Know anyone with a similar camcorder? Would be the easiest way to take a look at it. From what you are describing though if you tried two different chargers i would lean more towards the batteries themselves(personally, i wouldnt buy one of those chinese batteries to begin with because of their poor construction, just like buying a chinese power supply for a computer). If it turns out the batteries are not what is an issue, id recommend purchasing from a store with a return policy so you can return it, or try taking it to a local camera/camcorder store and see if they won't take a look at it for you.


----------



## mep916

bomberboysk said:


> If it turns out the batteries are not what is an issue, id recommend purchasing from a store with a return policy so you can return it, or try taking it to a local camera/camcorder store and see if they won't take a look at it for you.



No, I don't know anyone else, but those were the two options I was considering as well. BTW, the battery is the NP-FP50. I'll probably go pickup a Sony battery at best buy. They'll allow a return.


----------



## Zatharus

Good suggestions bomberboysk.  One more to add to the mix: power supply.  Get a spare power adapter for your camera/charger when you pick up the other battery.  It could also be the adapter that is bad.

Be very careful with Chinese knockoffs.  Wise man once say: Chinese power is easily corruptible.  Some power is bad in original package.


----------



## mep916

Zatharus said:


> Good suggestions bomberboysk.  One more to add to the mix: power supply.  Get a spare power adapter for your camera/charger when you pick up the other battery.  It could also be the adapter that is bad.



Yeah, I'll do that. Man, I was really hoping to avoid spending all this money. 



Zatharus said:


> Be very careful with Chinese knockoffs.  Wise man once say: Chinese power is easily corruptible.  Some power is bad in original package.



haha. I know better, but I was easily influenced by the 13$ price tag, compared to the 70 they charge for the Sony battery. You get what you pay for I suppose...


----------



## Zatharus

mep916 said:


> Yeah, I'll do that. Man, I was really hoping to avoid spending all this money.



I hear you.  At least they do have a return policy...just in case. 





> haha. I know better, but I was easily influenced by the 13$ price tag, compared to the 70 they charge for the Sony battery. You get what you pay for I suppose...

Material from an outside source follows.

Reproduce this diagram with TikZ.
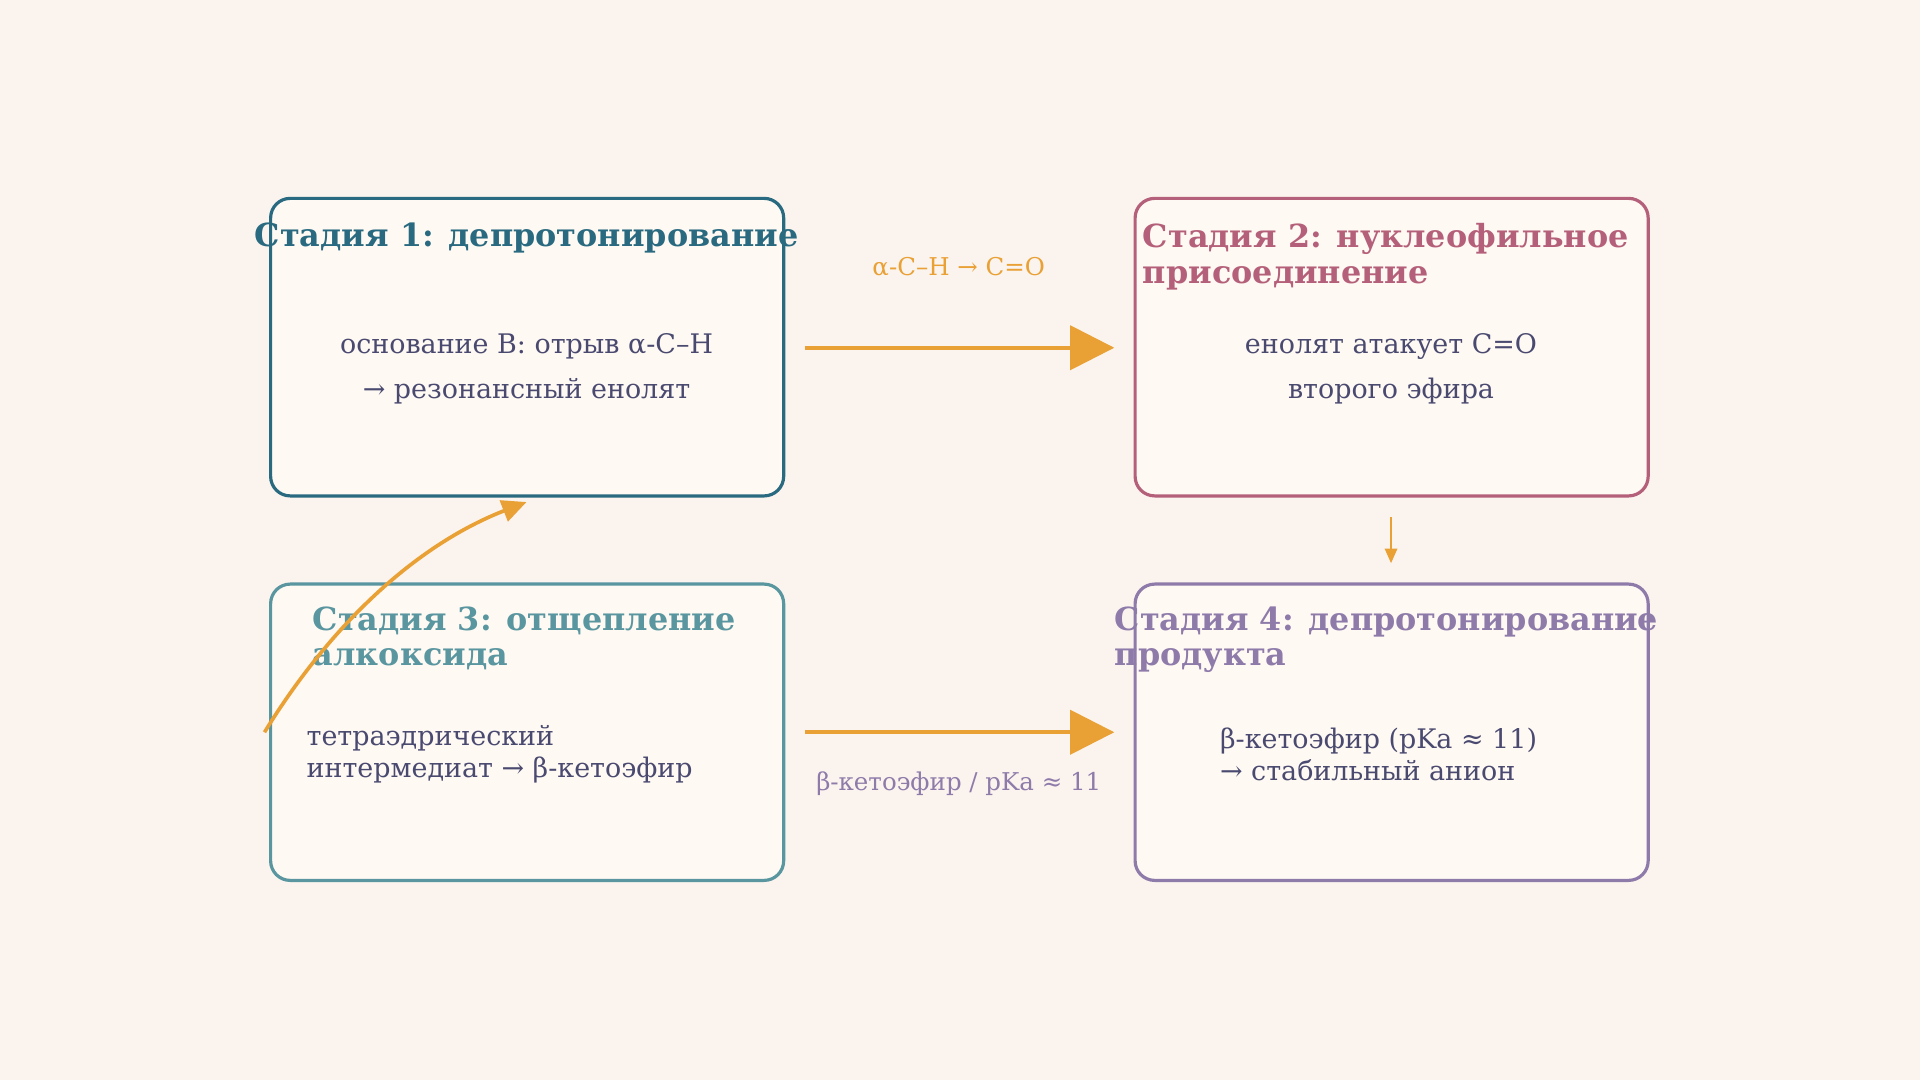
\documentclass[tikz,border=0pt]{standalone}
\usepackage{fontspec}
\setmainfont{DejaVu Serif}
\usetikzlibrary{arrows.meta}
\definecolor{bg}{HTML}{FBF4EE}
\definecolor{fillc}{HTML}{FEF9F3}
\definecolor{ca}{HTML}{2A6A80}
\definecolor{cb}{HTML}{B5607A}
\definecolor{cc}{HTML}{5A96A0}
\definecolor{cd}{HTML}{8E7BAA}
\definecolor{orng}{HTML}{E9A035}
\definecolor{txt}{HTML}{4A4A70}
\begin{document}
\begin{tikzpicture}[x=0.5pt,y=-0.5pt,
 box/.style={draw=#1,line width=1.3pt,fill=fillc,rounded corners=8pt},
 ttl/.style={text=#1,font=\fontsize{13}{14.5}\selectfont\bfseries,inner sep=0pt},
 body/.style={text=txt,font=\fontsize{11}{13}\selectfont,inner sep=0pt},
 big/.style={draw=orng,line width=1.5pt,-{Triangle[length=18pt,width=18pt]}}]
\fill[bg] (0,0) rectangle (1568,882);
\draw[box=ca] (221,162) rectangle (640,405);
\draw[box=cb] (927,162) rectangle (1346,405);
\draw[box=cc] (221,477) rectangle (640,719);
\draw[box=cd] (927,477) rectangle (1346,719);
\node[ttl=ca] (t1) at (430,194) {Стадия 1: депротонирование};
\node[ttl=cb,anchor=north west,align=left] (t2) at (933,182) {Стадия 2: нуклеофильное\\присоединение};
\node[ttl=cc,anchor=north west,align=left] (t3) at (255,495) {Стадия 3: отщепление\\алкоксида};
\node[ttl=cd,anchor=north west,align=left] (t4) at (910,495) {Стадия 4: депротонирование\\продукта};
\node[body,align=center,font=\fontsize{11}{18.5}\selectfont] (b1) at (430,301) {основание B: отрыв α-C–H\\→ резонансный енолят};
\node[body,align=center,font=\fontsize{11}{18.5}\selectfont] (b2) at (1136,301) {енолят атакует C=O\\второго эфира};
\node[body,anchor=north west,align=left] (b3) at (250,592) {тетраэдрический\\интермедиат → β-кетоэфир};
\node[body,anchor=north west,align=left] (b4) at (996,594) {β-кетоэфир (pKa ≈ 11)\\→ стабильный анион};
\coordinate (a1) at (657,284); \coordinate (a2) at (910,284);
\coordinate (c1) at (657,598); \coordinate (c2) at (910,598);
\coordinate (d1) at (1136,422); \coordinate (d2) at (1136,460);
\coordinate (e1) at (216,598); \coordinate (e2) at (430,410);
\draw[big] (a1) -- (a2);
\draw[big] (c1) -- (c2);
\node[text=orng,font=\fontsize{10}{12}\selectfont] (l1) at (783,218) {α-C–H → C=O};
\node[text=cd,font=\fontsize{10}{12}\selectfont] (l2) at (783,640) {β-кетоэфир / pKa ≈ 11};
\draw[orng,line width=1pt,-{Triangle[length=6pt,width=5pt]}] (d1) -- (d2);
\draw[orng,line width=1.5pt,-{Triangle[length=10pt,width=9pt]}] (e1) .. controls (270,510) and (340,445) .. (e2);
\end{tikzpicture}
\end{document}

Wow!  $13...yeah...  Shows you how much of an upcharge there is on those Sony batteries.  Consider that someone made money on that $13, too!  I ran into the same thing with some Canon batteries a while back.

Keep in mind that the Chinese are well known for their fireworks.  They seem to be extending that reputation to their batteries of late as well.


----------



## mep916

Zatharus said:


> Wow!  $13...yeah...  Shows you how much of an upcharge there is on those Sony batteries.  Consider that someone made money on that $13, too!  I ran into the same thing with some Canon batteries a while back.



Dude, it was actually only 5 bucks. Check it out...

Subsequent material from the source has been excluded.